Small OTR tires are enjoying an upswing now, according to Aaron Murphy, vice president of CMA L.L.C./Double Coin.

“Small OTR tires have the right production flow and the right inventory levels, and sales are strong,” he said. Radial and bias tires sized 24 and 25 inches now represent 67 percent of the units sold, he said.

OTR has three levels of business

There are three levels of business in OTR sales, according to Murphy:

• Good, which means mostly local contracts and a small inventory;

• Better, which means the dealer has some larger construction contracts; and

• Best, which are mostly manufacturer-controlled and features national accounts.

Based on a survey of the top 100 commercial tire dealers in the U.S., 75 to 80 percent of OTR tire dealers are in the good category, Murphy said. These dealers can boast a profit margin of about $200 per wheel position sold, he said, with the markup on service and other add-ons ranging from 200 to 500 percent.
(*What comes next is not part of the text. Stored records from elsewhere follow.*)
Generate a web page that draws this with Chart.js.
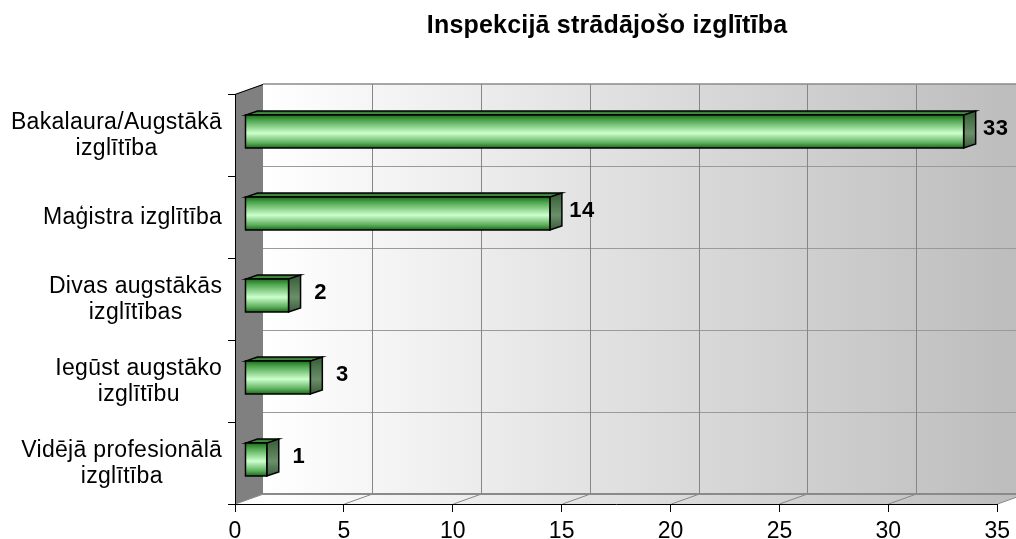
<!DOCTYPE html>
<html><head><meta charset="utf-8">
<script src="https://cdn.jsdelivr.net/npm/chart.js@4"></script>
<style>html,body{margin:0;padding:0;background:#fff;overflow:hidden}</style>
</head><body>
<canvas id="c" width="1016" height="539"></canvas>
<script>
const categories = [["Bakalaura/Augstākā","izglītība"],["Maģistra izglītība"],["Divas augstākās","izglītības"],["Iegūst augstāko","izglītību"],["Vidējā profesionālā","izglītība"]];
const values = [33, 14, 2, 3, 1];
const xTicks = [0, 5, 10, 15, 20, 25, 30, 35];
const titleText = "Inspekcijā strādājošo izglītība";

const FONT = "'Liberation Sans', Arial, sans-serif";
const TITLE_SPACING = '0.2px';
const DX = 28, DY = -10;          // depth of the walls
const BFX = 10, BFY = -3.5;       // bar front-face offset
const BDX = 12, BDY = -4;         // bar depth

function poly(ctx, pts, fill, stroke, lw) {
  ctx.beginPath();
  ctx.moveTo(pts[0][0], pts[0][1]);
  for (let i = 1; i < pts.length; i++) ctx.lineTo(pts[i][0], pts[i][1]);
  ctx.closePath();
  if (fill) { ctx.fillStyle = fill; ctx.fill(); }
  if (stroke) { ctx.strokeStyle = stroke; ctx.lineWidth = lw || 1; ctx.stroke(); }
}
function line(ctx, x1, y1, x2, y2) {
  ctx.beginPath(); ctx.moveTo(x1, y1); ctx.lineTo(x2, y2); ctx.stroke();
}

const plugin3d = {
  id: 'threeD',
  beforeLayout(chart) { chart.ctx.letterSpacing = '0px'; },
  beforeDraw(chart) {
    const ctx = chart.ctx, xs = chart.scales.x, ys = chart.scales.y, ca = chart.chartArea;
    ctx.save();
    ctx.fillStyle = '#fff'; ctx.fillRect(0, 0, chart.width, chart.height);
    const L = ca.left, R = ca.right, T = ca.top, B = ca.bottom;
    const g = ctx.createLinearGradient(L + DX, 0, R + DX, 0);
    g.addColorStop(0, '#ffffff'); g.addColorStop(1, '#bcbcbc');
    // back wall
    ctx.fillStyle = g; ctx.fillRect(L + DX, T + DY, R - L, B - T);
    // floor
    poly(ctx, [[L, B], [R, B], [R + DX, B + DY], [L + DX, B + DY]], g);
    // back wall horizontal lines
    ctx.strokeStyle = '#9a9a9a'; ctx.lineWidth = 1;
    for (let i = 1; i < categories.length; i++) {
      const py = Math.round(ys.getPixelForValue(i - 0.5) + DY) + 0.5;
      line(ctx, L + DX, py, R + DX, py);
    }
    // vertical gridlines + floor diagonals
    ctx.strokeStyle = '#868686';
    xTicks.forEach(v => {
      const px = Math.round(xs.getPixelForValue(v)) + 0.5;
      if (v > 0) line(ctx, px + DX, T + DY, px + DX, B + DY);
      line(ctx, px, B, px + DX, B + DY);
    });
    // back wall top and bottom edges
    ctx.strokeStyle = '#8a8a8a'; ctx.lineWidth = 1.5;
    line(ctx, L + DX, T + DY, R + DX + 2, T + DY);
    ctx.lineWidth = 2;
    line(ctx, L + DX, B + DY, R + DX + 2, B + DY);
    // left wall
    poly(ctx, [[L, T], [L + DX, T + DY], [L + DX, B + DY], [L, B]], '#808080');
    ctx.strokeStyle = '#000'; ctx.lineWidth = 1;
    line(ctx, L, T + 0.5, L + DX, T + DY + 0.5);
    ctx.restore();
    ctx.letterSpacing = TITLE_SPACING;   // used by the title layer
  },
  afterDatasetsDraw(chart) {
    const ctx = chart.ctx;
    const meta = chart.getDatasetMeta(0);
    ctx.save();
    meta.data.forEach((el, i) => {
      const p = el.getProps(['x', 'y', 'base', 'height'], true);
      const fx0 = p.base + BFX, fx1 = p.x + BFX;
      const fy0 = p.y - p.height / 2 + BFY, fy1 = p.y + p.height / 2 + BFY;
      // top face
      const tg = ctx.createLinearGradient(0, fy0 + BDY, 0, fy0);
      tg.addColorStop(0, '#2f6f2f'); tg.addColorStop(1, '#4f9a4f');
      poly(ctx, [[fx0, fy0], [fx0 + BDX, fy0 + BDY], [fx1 + BDX, fy0 + BDY], [fx1, fy0]], tg, '#000', 1.5);
      // side face
      const sg = ctx.createLinearGradient(0, fy0, 0, fy1);
      sg.addColorStop(0, '#3e663e'); sg.addColorStop(0.55, '#6a8f6a'); sg.addColorStop(1, '#3a5c3a');
      poly(ctx, [[fx1, fy0], [fx1 + BDX, fy0 + BDY], [fx1 + BDX, fy1 + BDY], [fx1, fy1]], sg, '#000', 1.5);
      // front face
      const fg = ctx.createLinearGradient(0, fy0, 0, fy1);
      fg.addColorStop(0, '#1e6e1e'); fg.addColorStop(0.15, '#4aa34a'); fg.addColorStop(0.55, '#ccffcc');
      fg.addColorStop(0.85, '#5cae5c'); fg.addColorStop(1, '#1c6a1c');
      poly(ctx, [[fx0, fy0], [fx1, fy0], [fx1, fy1], [fx0, fy1]], fg, '#000', 1.5);
      // value label
      ctx.fillStyle = '#000';
      ctx.font = 'bold 22px ' + FONT;
      ctx.letterSpacing = '0.3px';
      ctx.textAlign = 'center'; ctx.textBaseline = 'middle';
      ctx.fillText(String(values[i]), p.x + 42, p.y - 6);
    });
    ctx.restore();
    ctx.letterSpacing = '0px';   // for the x tick labels layer (z:1)
  },
  afterDraw(chart) {
    const ctx = chart.ctx, ys = chart.scales.y;
    ctx.save();
    ctx.font = '23px ' + FONT;
    ctx.letterSpacing = '0.3px';
    ctx.fillStyle = '#000';
    ctx.textAlign = 'center'; ctx.textBaseline = 'middle';
    categories.forEach((lines, i) => {
      const cy = ys.getPixelForValue(i);
      const maxW = Math.max(...lines.map(s => ctx.measureText(s).width));
      const cx = 222.2 - maxW / 2;
      lines.forEach((s, j) => {
        ctx.fillText(s, cx, cy + 0.5 + (j - (lines.length - 1) / 2) * 26);
      });
    });
    ctx.restore();
  }
};

new Chart(document.getElementById('c'), {
  type: 'bar',
  data: {
    labels: categories,
    datasets: [{
      data: values,
      backgroundColor: 'rgba(0,0,0,0)',
      borderWidth: 0,
      barPercentage: 0.4,
      categoryPercentage: 1.0
    }]
  },
  plugins: [plugin3d],
  options: {
    indexAxis: 'y',
    responsive: false,
    animation: false,
    devicePixelRatio: 1,
    layout: { padding: { left: 214, right: 16, top: 0, bottom: 0 } },
    plugins: {
      legend: { display: false },
      tooltip: { enabled: false },
      title: {
        display: true, text: titleText, color: '#000',
        font: { family: FONT, size: 25, weight: 'bold' },
        padding: { top: 11, bottom: 53 }
      }
    },
    scales: {
      x: {
        type: 'linear', min: 0, max: 35,
        afterBuildTicks: s => { s.ticks = xTicks.map(v => ({ value: v })); },
        afterFit: s => { s.height = 35; },
        grid: { drawOnChartArea: false, tickLength: 8, color: '#000' },
        border: { display: true, color: '#000', width: 1 },
        ticks: { z: 1, padding: 6, color: '#000', font: { family: FONT, size: 23 }, maxRotation: 0, autoSkip: false }
      },
      y: {
        type: 'category',
        afterFit: s => { s.width = 21; },
        grid: { offset: true, drawOnChartArea: false, tickLength: 7, color: '#000' },
        border: { display: true, color: '#000', width: 1 },
        ticks: { display: false }
      }
    }
  }
});
</script>
</body></html>
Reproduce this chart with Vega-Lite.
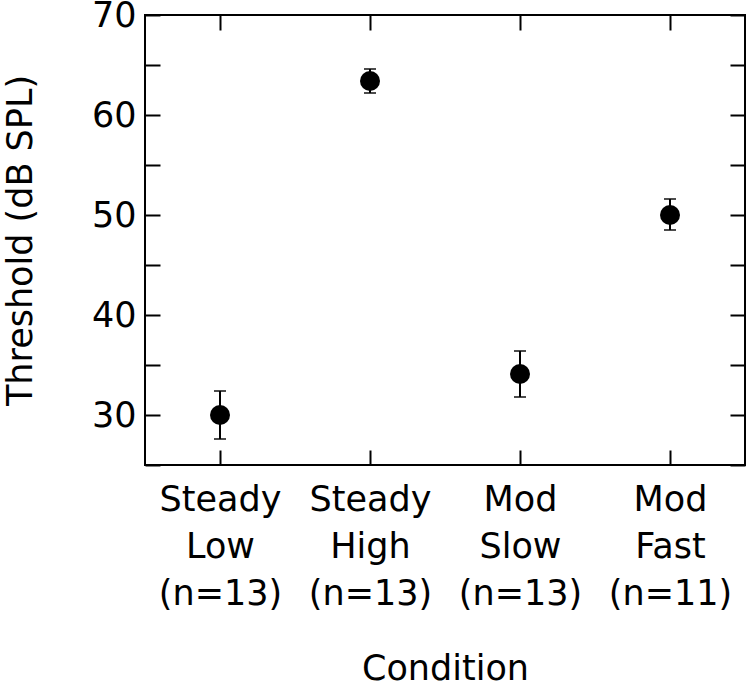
{
  "$schema": "https://vega.github.io/schema/vega-lite/v6.json",
  "width": 600,
  "height": 450,
  "autosize": "none",
  "padding": {"left": 145, "top": 15, "right": 5, "bottom": 221},
  "background": "white",
  "config": {
    "view": {"stroke": "black", "strokeWidth": 2},
    "font": "DejaVu Sans",
    "axis": {
      "domain": false,
      "grid": false,
      "tickColor": "black",
      "tickWidth": 2,
      "labelColor": "black",
      "titleColor": "black",
      "labelFont": "DejaVu Sans",
      "titleFont": "DejaVu Sans",
      "labelFontSize": 35,
      "titleFontSize": 35,
      "titleFontWeight": "normal"
    }
  },
  "data": {
    "values": [
      {"condition": "Steady Low (n=13)", "threshold": 30.0, "lo": 27.6, "hi": 32.4},
      {"condition": "Steady High (n=13)", "threshold": 63.4, "lo": 62.2, "hi": 64.6},
      {"condition": "Mod Slow (n=13)", "threshold": 34.1, "lo": 31.8, "hi": 36.4},
      {"condition": "Mod Fast (n=11)", "threshold": 50.0, "lo": 48.5, "hi": 51.6}
    ]
  },
  "resolve": {"axis": {"x": "independent", "y": "independent"}},
  "layer": [
    {
      "mark": {"type": "rule", "color": "black", "strokeWidth": 2},
      "encoding": {
        "x": {
          "field": "condition", "type": "nominal", "sort": null,
          "scale": {"type": "point", "padding": 0.5},
          "axis": {
            "orient": "bottom", "title": "Condition", "labelAngle": 0,
            "labelExpr": "split(datum.label, ' ')",
            "labelLineHeight": 47, "labelPadding": 32, "labelBaseline": "top",
            "tickSize": -15, "titlePadding": 40
          }
        },
        "y": {
          "field": "lo", "type": "quantitative",
          "scale": {"domain": [25, 70], "nice": false, "zero": false},
          "axis": {
            "orient": "left", "title": "Threshold (dB SPL)",
            "values": [25, 30, 35, 40, 45, 50, 55, 60, 65, 70],
            "labelExpr": "datum.value % 10 === 0 ? datum.label : ''",
            "tickSize": -15, "labelPadding": 24, "titlePadding": 53,
            "encode": {"ticks": {"update": {"x2": {"signal": "datum.value % 10 === 0 ? 15 : 8"}}}}
          }
        },
        "y2": {"field": "hi"}
      }
    },
    {
      "mark": {"type": "tick", "color": "black", "size": 12, "thickness": 2},
      "encoding": {
        "x": {
          "field": "condition", "type": "nominal", "sort": null,
          "axis": {"orient": "top", "title": null, "labels": false, "tickSize": -15}
        },
        "y": {
          "field": "lo", "type": "quantitative",
          "axis": {
            "orient": "right", "title": null, "labels": false,
            "values": [25, 30, 35, 40, 45, 50, 55, 60, 65, 70],
            "tickSize": -15,
            "encode": {"ticks": {"update": {"x2": {"signal": "datum.value % 10 === 0 ? -15 : -8"}}}}
          }
        }
      }
    },
    {
      "mark": {"type": "tick", "color": "black", "size": 12, "thickness": 2},
      "encoding": {
        "x": {"field": "condition", "type": "nominal", "sort": null, "axis": null},
        "y": {"field": "hi", "type": "quantitative", "axis": null}
      }
    },
    {
      "mark": {"type": "point", "shape": "circle", "filled": true, "color": "black", "opacity": 1, "size": 400},
      "encoding": {
        "x": {"field": "condition", "type": "nominal", "sort": null, "axis": null},
        "y": {"field": "threshold", "type": "quantitative", "axis": null}
      }
    }
  ]
}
“Serving the small OTR segment costs much less to dealers than selling mining tires,” he said. “You can use your existing commercial truck fleet to ship and service tires, instead of specialized trucks.”

If you're a small OTR tire dealer, it's important to stock the full line, according to Murphy.

“You will have a multitude of opportunities if you have a good inventory,” he said. “Team up with a supplier who makes the full line of 25-inch tires.”

Sales of small OTR tires are very competitive, but the dealer who has the add-ons will offer more value to his customers, as well as increasing his own profits, Murphy said.

“Sales and safety training are crucial,” he said. “You want to be a consultant, not just a salesperson.” A dealer can use trained personnel as a sales tool, Murphy said, and a smart dealer will rely on his manufacturing suppliers for training and product support.

A safe workplace

Rick Williams, Miller Brothers Giant Tire Service.
Photo by RPN photo by Miles Moore Rick Williams, owner and vice president of Miller Brothers Giant Tire Service.

If you decide to serve the mining tire market, you'd better keep up with the regulations from the Mining Safety and Health Administration, according to Scott Perschbacher, director of sales and mining operations at Bridgestone Americas Tire Operations.

MSHA represents mine safety in the U.S., he said. The agency develops safety standards and levies fines for safety violations in mines; MSHA personnel inspect ground mines twice a year and underground mines four times a year.

“If you follow MSHA regulations, you're probably going to have a safer workplace, be more profitable and be asked back to mine sites,” he said.

It would be a mistake to ignore MSHA, according to Perschbacher. “MSHA is getting stronger, and mine regulations are getting tougher. There were 14 jobs posted just last week for MSHA inspectors.”

MSHA doesn't govern just coal, gold and copper mines, he said.

“Sand, gravel and aggregate operations—they are part of MSHA, too,” he said. “Simply put, if you're a tire dealer in a small market, and the operation you serve is extracting aggregate, they'll fall under MSHA regulations.

Furthermore, MSHA violations can be ruinous, according to Perschbacher. Fines can cost up to $250,000 for each violation, and each tire that's not in compliance is a separate violation.

“There's not just an expectation of safety—it's required,” he said. “If you're not following safety procedures, you're shortchanging your customer.”

Rick Williams, owner and vice president of Miller Brothers Giant Tire Service, said there is no substitute for regular service and maintenance of an OTR tire fleet.

“You can buy the best OTR tire in the world, but if you don't take care of it, you're throwing away a lot of money,” he said.

OTR dealers who give the best service available will get the business, according to Williams. That means more than just changing tires. “How does your customer maintain his costs?” he said. “Set realistic goals with your customer to establish the best cost package for him. That means you have to keep track of every tire change, including what you pulled it off for.”